# Joytech eGo AIO 0.6 Coils



## Michaelsa (1/5/16)

So I bit the bullet on Thursday and bought myself an AIO for stealth use (As my trusty smpl was destroyed) .
I used it in shop and it was absolutely fine, flavour was brilliant. I was impressed.
When i got home i used it again and it burnt.
So i took it out, checked the coil and the wick was black as the abyss.
I then replaced the coil when i next used it (with the supplied extra) and the same happened, after roughly a tank and a half the coil was screwed. 
*just a note, i never let the tank dip below half full.

Does anyone have any idea what is going on? 

Have a Vape Day!
Mike


----------



## BumbleBee (1/5/16)

Michaelsa said:


> So I bit the bullet on Thursday and bought myself an AIO for stealth use (As my trusty smpl was destroyed) .
> I used it in shop and it was absolutely fine, flavour was brilliant. I was impressed.
> When i got home i used it again and it burnt.
> So i took it out, checked the coil and the wick was black as the abyss.
> ...


My first coil did the same thing, it was fine for the first tank and a half then out of the blue one mother of a dry hit. I didn't have a spare coil with me so I just let the coil rest and "reprimed" it, it came back to life after a few drags and was perfect after that. Why the dry hit I haven't the foggiest, these 0.6 coils seem to do that, I've heard this same story from more than a few AIO users.

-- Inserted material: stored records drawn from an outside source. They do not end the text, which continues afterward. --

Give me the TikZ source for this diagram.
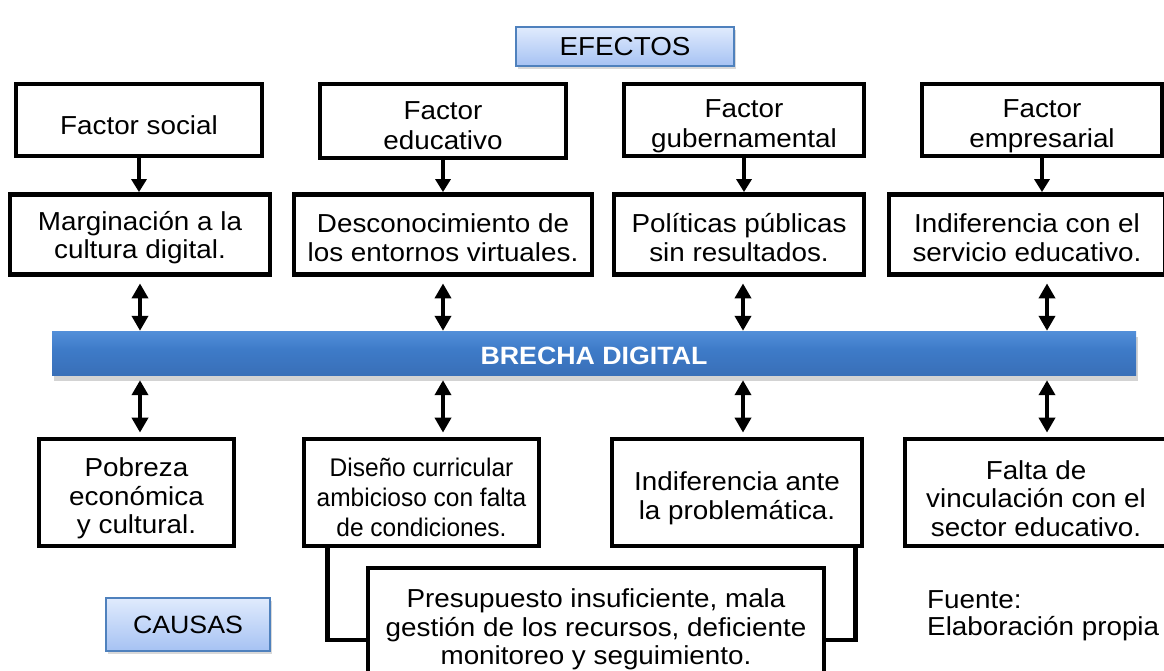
\documentclass[tikz,border=0pt]{standalone}
\usepackage{fontspec}
\setmainfont[FakeStretch=1.07]{Liberation Sans}
\newfontfamily\narrowfam[FakeStretch=0.96]{Liberation Sans}
\usetikzlibrary{arrows.meta,shadows}
\definecolor{lbtop}{HTML}{E0EBFD}
\definecolor{lbbot}{HTML}{A6C2F3}
\definecolor{bordblue}{HTML}{4F81BD}
\definecolor{barhi}{HTML}{A8CCF5}
\definecolor{bartop}{HTML}{5B97E0}
\definecolor{barmid}{HTML}{3E7BC8}
\definecolor{barlow}{HTML}{3668AE}
\definecolor{barbot}{HTML}{284F86}
\pgfdeclareverticalshading{barshade}{100bp}{color(0bp)=(barbot); color(8bp)=(barlow); color(55bp)=(barmid); color(84bp)=(bartop); color(94bp)=(barhi); color(100bp)=(barhi)}
\begin{document}
\begin{tikzpicture}[x=1pt,y=-1pt]
\tikzset{
  box/.style={draw=black, line width=4.8pt, fill=white, inner sep=0pt},
  txt/.style={align=center, inner sep=0pt, font=\fontsize{26}{28.5}\selectfont},
  lbl/.style={draw=bordblue, line width=1.5pt, top color=lbtop, bottom color=lbbot,
    drop shadow={opacity=0.3, shadow xshift=2pt, shadow yshift=-3pt},
    font=\fontsize{25}{28}\selectfont, inner sep=0pt},
  tip/.tip={Triangle[width=16pt,length=15pt]},
  arr/.style={line width=4.5pt, -{Triangle[width=15pt,length=13pt]}},
  darr/.style={line width=4.5pt, tip-tip},
  conn/.style={line width=4.8pt, line cap=rect},
}
\useasboundingbox (0,0) rectangle (1164,670);
\clip (0,0) rectangle (1164,670);

% labels
\node[lbl, minimum width=218pt, minimum height=39pt, font=\fontsize{26}{28}\selectfont] (efe) at (625,46.5) {EFECTOS};
\node[lbl, minimum width=164pt, minimum height=53pt] (cau) at (188,624.5) {CAUSAS};

% factor row
\node[box, minimum width=246pt, minimum height=72pt] (f1) at (139,120) {};
\node[box, minimum width=246pt, minimum height=74pt] (f2) at (443,121) {};
\node[box, minimum width=240pt, minimum height=72pt] (f3) at (744,120) {};
\node[box, minimum width=240pt, minimum height=72pt] (f4) at (1042,120) {};
\node[txt] (f1t) at ([yshift=-5pt]f1.center) {Factor social};
\node[txt, font=\fontsize{26}{30}\selectfont] (f2t) at ([yshift=-5pt]f2.center) {Factor\\educativo};
\node[txt, font=\fontsize{26}{30}\selectfont] (f3t) at ([yshift=-6pt]f3.center) {Factor\\gubernamental};
\node[txt, font=\fontsize{26}{30}\selectfont] (f4t) at ([yshift=-6pt]f4.center) {Factor\\empresarial};

% effects row
\node[box, minimum width=260pt, minimum height=80pt] (e1) at (140,234.5) {};
\node[box, minimum width=298pt, minimum height=80pt] (e2) at (443,234.5) {};
\node[box, minimum width=250pt, minimum height=80pt] (e3) at (739,234.5) {};
\node[box, minimum width=276pt, minimum height=80pt] (e4) at (1027,234.5) {};
\node[txt] (e1t) at ([yshift=-3pt]e1.center) {Marginación a la\\cultura digital.};
\node[txt] (e2t) at ([yshift=-3pt]e2.center) {Desconocimiento de\\los entornos virtuales.};
\node[txt] (e3t) at ([yshift=-3pt]e3.center) {Políticas públicas\\sin resultados.};
\node[txt] (e4t) at ([yshift=-3pt]e4.center) {Indiferencia con el\\servicio educativo.};

% central bar
\node[draw=none, minimum width=1084pt, minimum height=44pt, inner sep=0pt,
  shading=barshade,
  drop shadow={opacity=0.35, shadow xshift=2pt, shadow yshift=-5pt},
  text=white, font=\bfseries\fontsize{25}{28}\selectfont] (bar) at (594,353.5) {};
\node[text=white, inner sep=0pt, font=\bfseries\fontsize{25}{28}\selectfont] (bart) at ([yshift=-2pt]bar.center) {BRECHA DIGITAL};

% causes row
\node[box, minimum width=195pt, minimum height=107pt] (c1) at (136.5,492.5) {};
\node[box, minimum width=235pt, minimum height=107pt] (c2) at (421.5,492.5) {};
\node[box, minimum width=250pt, minimum height=107pt] (c3) at (737,492.5) {};
\node[box, minimum width=262pt, minimum height=107pt] (c4) at (1036,492.5) {};
\node[txt] (c1t) at ([yshift=-6pt]c1.center) {Pobreza\\económica\\y cultural.};
\node[txt, font=\narrowfam\fontsize{25.5}{30}\selectfont] (c2t) at ([yshift=-5pt]c2.center) {Diseño curricular\\ambicioso con falta\\de condiciones.};
\node[txt] (c3t) at ([yshift=-6pt]c3.center) {Indiferencia ante\\la problemática.};
\node[txt] (c4t) at ([yshift=-6pt]c4.center) {Falta de\\vinculación con el\\sector educativo.};

\node[box, minimum width=456pt, minimum height=116pt] (p) at (596,626) {};
\node[txt] (pt) at ([yshift=-3.5pt]p.center) {Presupuesto insuficiente, mala\\gestión de los recursos, deficiente\\monitoreo y seguimiento.};

% source
\node[anchor=west, align=left, inner sep=0pt, font=\fontsize{26}{27}\selectfont] (src) at (927,615.5) {Fuente:\\Elaboración propia};

% arrows factor -> effect
\foreach \i in {1,2,3,4}{
  \draw[arr] (f\i.south) -- (f\i.south |- e\i.north);
}
% double arrows effect <-> bar, bar <-> causes
\foreach \i/\xx in {1/140,2/443,3/743,4/1047}{
  \draw[darr, shorten <=6.5pt, shorten >=0.5pt] (e\i.south -| \xx,0) -- (bar.north -| \xx,0);
  \draw[darr, shorten <=4.5pt, shorten >=4pt] (bar.south -| \xx,0) -- (c\i.north -| \xx,0);
}
% brackets to budget box
\draw[conn] ([xshift=26pt]c2.south west) |- ([yshift=-14pt]p.west);
\draw[conn] ([xshift=-9pt]c3.south east) |- ([yshift=-14pt]p.east);
\end{tikzpicture}
\end{document}
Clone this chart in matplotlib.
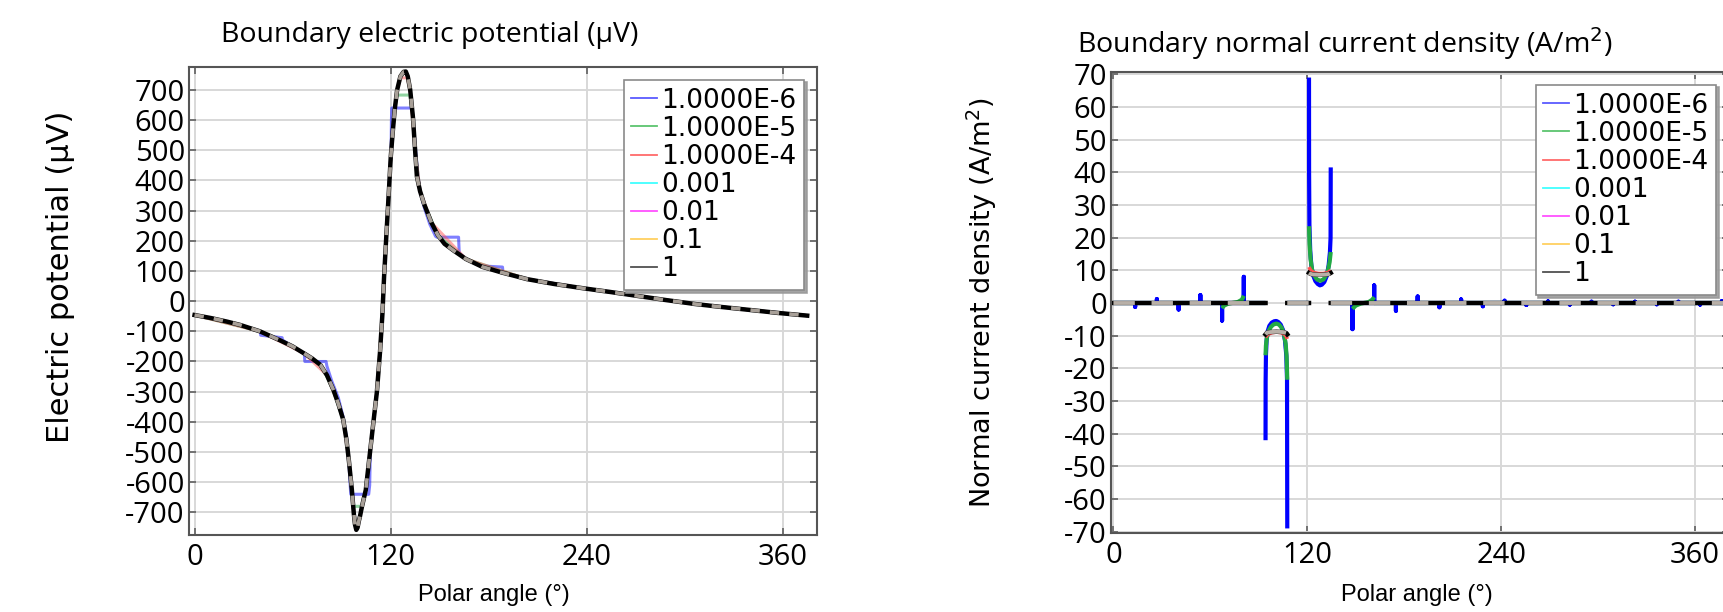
import numpy as np
import matplotlib
matplotlib.use("Agg")
import matplotlib.pyplot as plt
from matplotlib.lines import Line2D

plt.rcParams['axes.unicode_minus'] = False
nan = float('nan')

# ---------------- data ----------------
series_labels = ["1.0000E-6", "1.0000E-5", "1.0000E-4", "0.001", "0.01", "0.1", "1"]
series_colors = ["#0000ff", "#22aa44", "#ff5050", "#00e5ff", "#ff30ff", "#ffc020", "#000000"]
legend_colors = ["#5a5aff", "#5cc46e", "#ff6a6a", "#40ffff", "#ff50ff", "#ffd060", "#505050"]

x_ticks = [0, 120, 240, 360]
pot_ticks = list(range(-700, 701, 100))
cur_ticks = list(range(-70, 71, 10))

# Boundary electric potential (uV), late times (0.001 ... 1 coincide)
ang_late = [0, 10, 20, 28, 40, 52, 60, 67, 72, 77, 81, 85, 88, 91, 93, 94.5, 96.3, 97.5,
            98.2, 99, 99.8, 100.5, 101.3, 102.5, 104.8, 107.5, 109.5, 111.6, 113.5, 115, 116,
            117.4, 118.8, 120.1, 121.3, 122.5, 124, 126, 128, 129.3, 130.5, 132, 133.7, 135,
            136.1, 138, 140.5, 145, 149, 153, 159, 166, 176, 188, 203.5, 220, 237.5, 255,
            271.5, 288, 305.6, 322, 339.6, 357, 375]
pot_late = [-46, -56, -68, -79, -100, -129, -150, -173, -190, -211, -245, -294, -340, -393,
            -460, -530, -626, -705, -740, -758, -750, -730, -712, -680, -626, -496, -400,
            -301, -170, -42, 80, 218, 350, 478, 560, 634, 700, 745, 760, 761, 745, 700,
            608, 500, 413, 365, 322, 260, 218, 190, 166, 140, 114, 95, 73, 57, 43, 30, 17,
            4, -9, -19, -29, -39, -48]

# 1.0000E-6
ang_b = [0, 20, 40.3, 40.5, 53.6, 53.8, 60, 67.2, 67.5, 80.5, 81, 84, 88, 91, 93, 94.5,
         95.6, 106.6, 107.2, 107.6, 109.5, 111.6, 113.5, 115, 117.4, 119, 120.3, 120.5,
         120.7, 133.2, 133.5, 135, 136.5, 138, 140.5, 144, 147.5, 148.3, 161.6, 162, 166,
         175.2, 188.5, 188.8, 203.5, 237.5, 271.5, 305.6, 339.6, 375]
pot_b = [-46, -68, -100, -113, -121, -129, -150, -175, -200, -200, -215, -265, -320, -385,
         -450, -540, -640, -640, -610, -496, -400, -301, -170, -42, 218, 380, 500, 600, 640,
         640, 620, 520, 430, 365, 312, 255, 215, 212, 212, 160, 140, 117, 113, 95, 73, 43,
         17, -9, -29, -48]

# 1.0000E-5
ang_g = [0, 40, 60, 67, 77, 81, 85, 88, 91, 93, 94.5, 96.3, 97.2, 102.3, 103.5, 104.8,
         107.5, 111.6, 115, 117.4, 120.1, 122.5, 123.8, 131.8, 133.7, 135, 138, 140.5, 149,
         166, 203.5, 237.5, 271.5, 305.6, 339.6, 375]
pot_g = [-46, -100, -150, -173, -212, -250, -298, -345, -395, -460, -530, -626, -680, -680,
         -650, -626, -496, -301, -42, 218, 478, 634, 683, 683, 608, 500, 365, 322, 218, 140,
         73, 43, 17, -9, -29, -48]

# 1.0000E-4
ang_r = [0, 40, 67, 81, 88, 91, 94.5, 96.3, 97.5, 98.2, 100.2, 101.3, 102.5, 104.8, 107.5,
         111.6, 115, 117.4, 120.1, 122.5, 124, 126, 126.8, 130.2, 132, 135, 138, 145, 166,
         203.5, 237.5, 271.5, 305.6, 339.6, 375]
pot_r = [-46, -100, -173, -245, -340, -393, -530, -626, -705, -738, -740, -712, -680, -626,
         -496, -301, -42, 218, 478, 634, 700, 738, 740, 740, 700, 500, 365, 260, 140, 73,
         43, 17, -9, -29, -48]

# Boundary normal current density (A/m^2), late times
ang_j_late = [0, 94.15, nan, 94.15, 95, 97, 100.9, 105, 107, 107.6, nan, 107.6, 121.05, nan,
              121.05, 122, 124, 127.8, 131, 133.5, 134.5, nan, 134.5, 382]
j_late = [0, 0, nan, -9.6, -9.1, -8.9, -8.8, -8.9, -9.2, -9.6, nan, 0, 0, nan,
          9.2, 8.9, 8.7, 8.6, 8.7, 8.9, 9.2, nan, 0, 0]

# 1.0000E-4
ang_j_r = [0, 94.15, nan, 94.15, 95.5, 98, 101, 104, 106, 107, 107.6, nan, 107.6, 121.05, nan,
           121.05, 122, 124, 127, 130, 133, 134.5, nan, 134.5, 382]
j_r = [0, 0, nan, -10.5, -9.6, -9.1, -8.9, -9.1, -9.6, -10.2, -11, nan, 0, 0, nan,
       11, 10, 9.3, 9, 9, 9.4, 10, nan, 0, 0]

# 1.0000E-5
ang_j_g = [0, 67.2, nan, 67.2, 68.5, 71, 77, 79.5, 80.7, nan, 80.7, 94.15, nan,
           94.15, 94.4, 95, 96, 97.5, 99, 100.8, 102.5, 104, 105.5, 106.6, 107.2, 107.6, nan,
           107.6, 121.05, nan,
           121.05, 121.4, 122, 123, 124.5, 126, 128, 130, 131.5, 132.8, 133.8, 134.5, nan,
           134.5, 147.95, nan, 147.95, 150, 153, 158, 160.2, 161.4, nan, 161.4, 382]
j_g = [0, 0, nan, -1.6, -0.8, -0.2, 0.3, 1.0, 2.2, nan, 0, 0, nan,
       -16, -13, -10.5, -8.6, -7.3, -6.6, -6.3, -6.6, -7.5, -9.3, -12.5, -16.5, -23.5, nan,
       0, 0, nan,
       23.5, 18, 13.5, 10, 8.2, 7.2, 6.8, 7.2, 8.3, 10, 12.5, 15.6, nan,
       0, 0, nan, -1.8, -0.8, -0.2, 0.3, 1.0, 1.8, nan, 0, 0]

# 1.0000E-6 : spikes at element boundaries and the two electrode arches
spike_ang = [13.45, 26.9, 40.35, 53.8, 67.25, 80.7, 147.95, 161.4, 174.85, 188.3, 201.75,
             215.2, 228.65, 242.1, 255.55, 269.0, 282.45, 295.9, 309.35, 322.8, 336.25,
             349.7, 363.15, 376.6]
spike_val = [-1.2, 1.2, -2.0, 2.4, -5.4, 8.0, -8.0, 5.4, -2.4, 2.0, -1.3, 1.1, -1.0, 0.7,
             -0.6, 0.5, -0.5, 0.4, -0.4, 0.4, -0.4, 0.4, -0.5, 0.6]
neg_arch_ang = [94.15, 94.2, 94.4, 94.8, 95.5, 96.5, 98, 99.5, 100.8, 102, 103.5, 105, 106.2,
                107.0, 107.45, 107.6]
neg_arch_val = [-42, -24, -16, -11.5, -8.6, -7.0, -6.0, -5.6, -5.5, -5.8, -6.6, -8.3, -11.5,
                -16, -23.5, -69]
pos_arch_ang = [121.05, 121.1, 121.3, 121.8, 122.5, 123.5, 125, 126.5, 127.8, 129, 130.5, 132,
                133.2, 134, 134.4, 134.5]
pos_arch_val = [69, 40, 24, 16, 11.5, 8.6, 6.7, 5.8, 5.4, 5.6, 6.4, 8.2, 11.5, 15.5, 20, 41.5]
zero_spans = [(0, 94.15), (107.6, 121.05), (134.5, 382)]


def blue_current():
    xs, ys = [], []
    pieces = [("zero", zero_spans[0]), ("arch", (neg_arch_ang, neg_arch_val)),
              ("zero", zero_spans[1]), ("arch", (pos_arch_ang, pos_arch_val)),
              ("zero", zero_spans[2])]
    for kind, p in pieces:
        if xs:
            xs.append(nan); ys.append(nan)
        if kind == "zero":
            a0, a1 = p
            xs.append(a0); ys.append(0)
            for a, v in zip(spike_ang, spike_val):
                if a0 < a < a1:
                    xs += [a, a, a]; ys += [0, v, 0]
            xs.append(a1); ys.append(0)
        else:
            xs += list(p[0]); ys += list(p[1])
    return xs, ys


ang_j_b, j_b = blue_current()

# ---------------- figure ----------------
W, H = 1724, 612
fig = plt.figure(figsize=(W / 100, H / 100), dpi=100)


def add_ax(l, r, t, b):
    return fig.add_axes([l / W, 1 - b / H, (r - l) / W, (b - t) / H])


axL = add_ax(189, 817, 67, 535)
axR = add_ax(1111, 1729, 72, 533)

tick_font = dict(family=['Open Sans', 'DejaVu Sans'], size=21)


def style(ax, yticks, ylim, xlim):
    ax.set_xlim(*xlim)
    ax.set_ylim(*ylim)
    ax.set_xticks(x_ticks)
    ax.set_yticks(yticks)
    ax.set_xticklabels([str(v) for v in x_ticks], **tick_font)
    ax.set_yticklabels([str(v) for v in yticks], **tick_font)
    ax.grid(True, color="#d8d8d8", lw=1.4)
    ax.set_axisbelow(True)
    ax.tick_params(direction='in', length=5, width=1.1, color="#555555",
                   top=True, right=True, pad=3)
    ax.tick_params(axis='x', pad=6)
    for s in ax.spines.values():
        s.set_color("#555555")
        s.set_linewidth(1.5)


style(axL, pot_ticks, (-775, 776), (-3.4, 381))
style(axR, cur_ticks, (-70.4, 70.7), (-1.5, 381))

# potential panel
pot_sets = [(ang_b, pot_b), (ang_g, pot_g), (ang_r, pot_r),
            (ang_late, pot_late), (ang_late, pot_late), (ang_late, pot_late)]
for (a, v), c in zip(pot_sets, series_colors[:6]):
    axL.plot(a, v, color=c, lw=2.2, alpha=0.5, solid_capstyle='butt')
axL.plot(ang_late, pot_late, color="#000000", lw=3.2)
axL.plot(ang_late, pot_late, color="#a8a098", lw=2.6, dashes=(2.6, 2.8))

# current panel
cur_sets = [(ang_j_b, j_b), (ang_j_g, j_g), (ang_j_r, j_r),
            (ang_j_late, j_late), (ang_j_late, j_late), (ang_j_late, j_late)]
widths = [3.0, 3.0, 2.6, 2.6, 2.6, 2.6]
for (a, v), c, w in zip(cur_sets, series_colors[:6], widths):
    axR.plot(a, v, color=c, lw=w, solid_capstyle='butt')
axR.plot(ang_j_late, j_late, color="#000000", lw=3.2)
axR.plot(ang_j_late, j_late, color="#b8b0a8", lw=2.8, dashes=(5.5, 4.3))

# legends
handles = [Line2D([], [], color=c, lw=1.3) for c in legend_colors]
for ax in (axL, axR):
    leg = ax.legend(handles, series_labels, loc='upper right',
                    prop={'family': 'DejaVu Sans', 'size': 19},
                    fancybox=False, framealpha=1, edgecolor="#8a8a8a",
                    borderpad=0.3, labelspacing=0.08, handlelength=0.95,
                    handletextpad=0.18, borderaxespad=0.48,
                    shadow={'color': '#9a9a9a', 'alpha': 0.9})
    leg.get_frame().set_linewidth(1.2)

# titles and axis labels
fig.text(430 / W, 1 - 35 / H, "Boundary electric potential (\u00b5V)", ha='center', va='center',
         family=['Open Sans', 'DejaVu Sans'], size=20.5)
fig.text(1345 / W, 1 - 44 / H, "Boundary normal current density (A/m$^2$)", ha='center',
         va='center', family=['Open Sans', 'DejaVu Sans'], size=20.5)
fig.text(61 / W, 1 - 277 / H, "Electric potential (\u00b5V)", rotation=90, ha='center',
         va='center', family=['DejaVu Sans'], size=22)
fig.text(982 / W, 1 - 303 / H, "Normal current density (A/m$^2$)", rotation=90, ha='center',
         va='center', family=['DejaVu Sans'], size=19.5)
for xc in (494, 1417):
    fig.text(xc / W, 1 - 595 / H, "Polar angle (\u00b0)", ha='center', va='center',
             family=['Liberation Sans', 'DejaVu Sans'], size=17)

fig.savefig("out.png", dpi=100)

Reactions: Like 1 | Informative 1


----------



## Michaelsa (1/5/16)

BumbleBee said:


> My first coil did the same thing, it was fine for the first tank and a half then out of the blue one mother of a dry hit. I didn't have a spare coil with me so I just let the coil rest and "reprimed" it, it came back to life after a few drags and was perfect after that. Why the dry hit I haven't the foggiest, these 0.6 coils seem to do that, I've heard this same story from more than a few AIO users.


Have you heard anything about using the 0.5 cubis coils in it? or possibly where i could get the rebuild-able cubis coil?


----------



## Pixstar (1/5/16)

Michaelsa said:


> Have you heard anything about using the 0.5 cubis coils in it? or possibly where i could get the rebuild-able cubis coil?


Vapour Mountain has the RBA setup for R70 if I recall correctly.
I'm also a little disappointed with the 0,6 coils it comes with, very temperamental and I find it loses flavour after about a tank or so. Due to this I may have lost my beloved Mini Volt setup to HRH...but it's kept her off stinkies for a week so it's worth it...

Reactions: Like 1 | Agree 1


----------



## BumbleBee (1/5/16)

Michaelsa said:


> Have you heard anything about using the 0.5 cubis coils in it? or possibly where i could get the rebuild-able cubis coil?


The 0.5 ohm coils work brilliantly, they turn that tiny little AIO into a lung hitting cloud blower 

I haven't tried the RBA coil yet, most folks haven't had much luck with that one as far as I know. I have one on the way, should be here next week so I will be doing some experiments to see how it fares with the AIO. 

FYI, the Notch coils won't fire in the AIO

Reactions: Thanks 1


----------



## GreenyZA (1/5/16)

The RBA is really tiny and getting the coil to fit and to stay there without touching the sides is more Hassle than what it worth. 

The 0.5 ohm coils are nice though, they just dont last that long. I was lucky if I got more than 4 days on a coil. 


Sent from my iPhone using Tapatalk

Reactions: Like 1


----------



## kyle_redbull (1/5/16)

Where can one get the AIO from

Sent from my SM-G935F using Tapatalk


----------



## GreenyZA (1/5/16)

kyle_redbull said:


> Where can one get the AIO from
> 
> Sent from my SM-G935F using Tapatalk



http://www.vapecartel.co.za/collections/starter-kits/products/aio-starter-kit

Reactions: Like 1


----------



## DaveH (2/5/16)

Michaelsa said:


> So I bit the bullet on Thursday and bought myself an AIO for stealth use (As my trusty smpl was destroyed) .
> I used it in shop and it was absolutely fine, flavour was brilliant. I was impressed.
> When i got home i used it again and it burnt.
> So i took it out, checked the coil and the wick was black as the abyss.
> ...



This might help (might not) http://www.ecigssa.co.za/cubis.t19057/page-8#post-357748
Dave

Reactions: Like 2 | Thanks 1


----------